After all, a person can only stew and grumble for so long in one place before it is useful to seek another place suitable for stewing and grumbling, and it was evident that my efforts to edit a pair of articles I plan to submit to an academic journal would be fruitless in the cacophony.
The company specializes in the cleaning of storm and sanitary sewers, and it appears that my house happened to be in close proximity to some sort of sanitary sewer-related backup.
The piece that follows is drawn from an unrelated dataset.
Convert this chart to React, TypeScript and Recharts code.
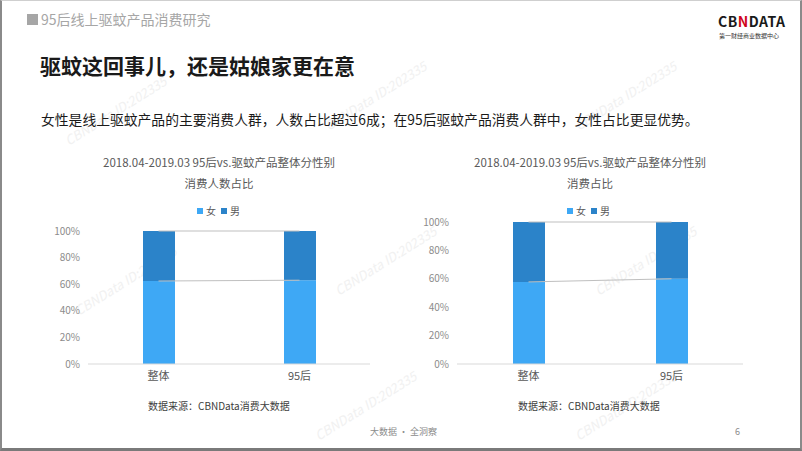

I took the liberty of inspecting the progress while the truck left to refill its water tanks at a nearby fire hydrant.
By the way: I think the term "sanitary sewer" is an oxymoron, as these sewage disposal lines are anything BUT sanitary.
In retrospect, it is amazing I managed to survive childhood, given the amount of time I spent hoisting sewer lids and crawling around in places just oozing with bacteria and viruses.
Speaking of rats, the other day my 19-year-old son told me that he managed to disentangle one of our Puggles from a "baby possum" that the dog cornered and caught. He proudly led me to the new city trash can in our driveway, whereupon I opened the lid and came eye-to-eye with the largest brown rat I have ever seen staring back at me.
Well, since the blasted rodent was already dead, "staring" is a rhetorical stretch, but I am sure you know what I mean.
As I composed this post a nagging thought dawned on me: what if the backup and/or cleanout process caused my basement to flood? I paused from writing to run downstairs to discover that, no, flooding did not occur at Château Brooks, and the only item running out of control was my paranoid imagination.
A relief, that.

3 comments:
Your sewer travels explain a lot about you, Mikey!!!
I remember growing up, the neighbor’s dog got a hold of a full size opossum and killed it. My neighbor’s dad threw it away in the garbage inside the garage because they didn’t want the dog to get it again.
Well, it turned out the opossum wasn’t dead, but rather “playing opossum”. The thing woke up and proceeded to tear the garage apart for the next day till someone open the door and it charged out and the dog promptly grabbed it again and “killed” it.
My neighbor’s dad stepped in and made sure the deed was done.
Just because you're paranoid doesn't mean they aren't out to get you. Trust me.
Puggels should make pretty good ratters, but if memory serves (and in this case it does) don't you have a rat terrier at home now?